Recibo una invitación irrechazable para pasar un San Valentín de amor y lujo, con todos los extras de la pasión convencional y empaquetada estilo Hollywood… excepto a Valentín.

Me planteo si mi ordenador, esa compañía que no falla pero no besa,  puede ocupar el puesto de solícito amante. Desestimo el pensamiento. Me planteo poner un anuncio para buscar lo que mi U. llama “un chulo” que hable bonito y finja que me ama mientras nos hacen un masaje a dos en un lecho de flores. Desestimo de inmediato el pensamiento.

“Tendrás miles de planes para el fin de semana de San Valentín”, me escribe mi solícito anfitrión, convencido de que una mujer “como yo” (así lo dice y yo debo rellenar los bordes de su imprecisión) debe tener tantos candidatos como pintalabios rojos (hay un pantone ilimitado entre los rouge y los atesoro con determinación de coleccionista del absurdo).
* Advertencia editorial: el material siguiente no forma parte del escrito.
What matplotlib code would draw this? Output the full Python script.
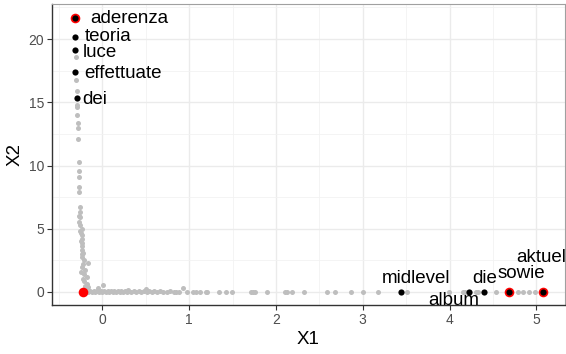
import matplotlib
matplotlib.use("Agg")
import matplotlib.pyplot as plt
import numpy as np

plt.rcParams['font.family'] = ['Liberation Sans', 'DejaVu Sans']

# Background words (grey): vertical arm along X2 and horizontal arm along X1
bg_x = [-0.30, -0.30, -0.29, -0.29, -0.29, -0.29, -0.28, -0.28, -0.28, -0.27,
        -0.27, -0.27, -0.27, -0.27, -0.26, -0.26, -0.26, -0.27, -0.26, -0.24,
        -0.25, -0.24, -0.23, -0.24, -0.23, -0.24, -0.22, -0.23, -0.21, -0.22,
        -0.23, -0.20, -0.21, -0.18, -0.21, -0.18, -0.17, -0.19, -0.17,
        -0.18, -0.16, -0.14, -0.12, -0.10, -0.08, -0.06, -0.04, -0.02, 0.00,
        0.02, 0.04, 0.06, 0.08, 0.10, 0.12, 0.14, 0.16, 0.18, 0.20, 0.22,
        0.24, 0.26, 0.28, 0.30, 0.33, 0.36, 0.39, 0.42, 0.45, 0.48, 0.51,
        0.54, 0.57, 0.60, 0.63, 0.66, 0.70, 0.74, 0.78, 0.82, 0.85, 0.88,
        -0.05, 0.01, 0.30, 0.50, 0.93, 0.98, 1.04, 1.08, 1.13, 1.19, 1.21,
        1.34, 1.42, 1.49, 1.71, 1.74, 1.76, 1.90, 2.11, 2.13, 2.19, 2.32,
        2.59, 2.68, 2.86, 3.00, 3.17, 3.51, 3.99, 4.15, 4.18, 4.30, 4.33,
        4.53, 4.79, 4.85, 4.91, 4.99,
        -0.27, -0.26, -0.25, -0.24, -0.25, -0.22, -0.20]
bg_y = [18.6, 16.8, 15.9, 14.8, 14.6, 14.0, 13.4, 13.0, 12.1, 10.3,
        9.6, 9.1, 8.3, 7.9, 6.7, 6.3, 5.9, 5.5, 5.3, 5.0,
        4.7, 4.5, 4.2, 3.9, 3.6, 3.3, 3.1, 2.8, 2.55, 2.2,
        2.0, 1.75, 1.4, 1.2, 0.9, 0.65, 0.4, 0.15, 2.3,
        0.05, 0.0, 0.08, 0.0, 0.05, 0.0, 0.1, 0.0, 0.05, 0.0,
        0.08, 0.0, 0.05, 0.0, 0.1, 0.0, 0.05, 0.0, 0.08, 0.0, 0.05,
        0.0, 0.1, 0.0, 0.05, 0.0, 0.08, 0.0, 0.05, 0.0, 0.1, 0.0,
        0.05, 0.0, 0.08, 0.0, 0.05, 0.0, 0.0, 0.05, 0.0, 0.0, 0.0,
        0.35, 0.55, 0.15, 0.2, 0.3, 0.0, 0.0, 0.0, 0.0, 0.0, 0.0,
        0.0, 0.0, 0.0, 0.0, 0.0, 0.0, 0.0, 0.0, 0.0, 0.0, 0.0,
        0.0, 0.0, 0.0, 0.0, 0.0, 0.0, 0.0, 0.0, 0.0, 0.0, 0.0,
        0.0, 0.0, 0.0, 0.0, 0.0,
        6.0, 4.8, 4.0, 3.0, 1.6, 1.0, 0.5]

# Highlighted words (red)
red_x = [-0.32, -0.22, 4.68, 5.08]
red_y = [21.66, -0.03, 0.0, 0.0]

# Labelled words (black)
words = ["aderenza", "teoria", "luce", "effettuate", "dei",
         "midlevel", "album", "die", "sowie", "aktuel"]
word_x = [-0.32, -0.31, -0.31, -0.31, -0.29, 3.44, 4.22, 4.40, 4.68, 5.08]
word_y = [21.66, 20.16, 19.13, 17.39, 15.34, 0.0, 0.0, 0.0, 0.0, 0.0]
label_x = [-0.14, -0.20, -0.22, -0.21, -0.23, 3.61, 4.05, 4.40, 4.83, 5.06]
label_y = [21.66, 20.20, 18.90, 17.30, 15.20, 1.10, -0.70, 1.03, 1.50, 2.69]
label_ha = ["left", "left", "left", "left", "left",
            "center", "center", "center", "center", "center"]

fig = plt.figure(figsize=(5.66, 3.54), dpi=100)
ax = fig.add_axes([52 / 566, 1 - 305 / 354, (565 - 52) / 566, (305 - 4) / 354])

ax.set_xlim(-0.58, 5.33)
ax.set_ylim(-1.03, 22.77)

ax.set_xticks([0, 1, 2, 3, 4, 5])
ax.set_yticks([0, 5, 10, 15, 20])
ax.set_xticks(np.arange(-0.5, 5.4, 1.0), minor=True)
ax.set_yticks([2.5, 7.5, 12.5, 17.5, 22.5], minor=True)
ax.grid(which='major', color='#EBEBEB', linewidth=1.0, zorder=0)
ax.grid(which='minor', color='#F2F2F2', linewidth=0.6, zorder=0)
ax.set_axisbelow(True)

ax.tick_params(which='minor', length=0)
ax.tick_params(which='major', length=3.5, width=0.8, color='#333333',
               labelsize=10, labelcolor='#4D4D4D', pad=2)

for side in ['left', 'bottom']:
    ax.spines[side].set_color('#333333')
    ax.spines[side].set_linewidth(1.0)
for side in ['top', 'right']:
    ax.spines[side].set_color('#A0A0A0')
    ax.spines[side].set_linewidth(0.8)

ax.scatter(bg_x, bg_y, s=13, color='#BEBEBE', linewidths=0, zorder=2)
ax.scatter(red_x, red_y, s=48, color='#FF0000', linewidths=0, zorder=3)
ax.scatter(word_x, word_y, s=20, color='black', linewidths=0, zorder=4)

for w, lx, ly, ha in zip(words, label_x, label_y, label_ha):
    ax.text(lx, ly, w, fontsize=13.5, ha=ha, va='center', color='black', zorder=5)

ax.set_xlabel("X1", fontsize=13.5, labelpad=3)
ax.set_ylabel("X2", fontsize=13.5, labelpad=4)

fig.savefig("out.png", dpi=100)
Le digo que no me quejo, pero que  albergo una romántica sin cura y que he decidido no pasar ni un minuto con nadie que no resista un invierno a la intemperie. Con nadie que no me rescate de la carretera cuando me pierdo.  Con nadie que no sea sensible a la belleza y la bondad. Con nadie que no tiemble y se estremezca con una suite de Bach. Con nadie que no me ofrezca su espalda y su regazo cuando me tambaleo y que acepte mi alegría y mis ratos de sol como se acepta todo lo excepcional envuelto de costumbre.

Con nadie. Si es preciso.

Mi interlocutor se queda en silencio. Luego me escribe: “A lo mejor ese hombre dulce y atento está en el hotel. ¿Qué te parece si vas con una amiga y hacemos hueco al destino?“.

Justo me llama  L. Mujer sola, amiga sin descuento, y le cuento entre risas la oferta irresistible. “Pues me voy contigo y yo conduzco si hace falta, ya verás”.

Y decido que sí, que esto es un plan. Un San Valentín con Valentina. En una suite, tal vez, con dos camas king size y toda la emoción de un fin de semana libre de cargas. Y cenas a dos velas, sin baile en el salón. Y baños de vapor y aceites aromáticos. Y libros, y pijama de algodón. Y esa certeza, ya casi descarnada con el paso de la vida, de que un solo, una sola, son una vocación y hasta un destino. Pero que hay hay que estar dispuestos a que sucedan cosas. A que sean espejismos. A que pase la tormenta de polvo del desierto. A encontrarle, a encontrarla. A decirle adiós, a seguir tu camino. A asesinar al escepticismo. A volver a fijarte, un día de esos.

Con nadie, si es preciso. Con una amiga y el silencio, hasta que algo poderoso, irremediable, nos haga salir del cálido letargo.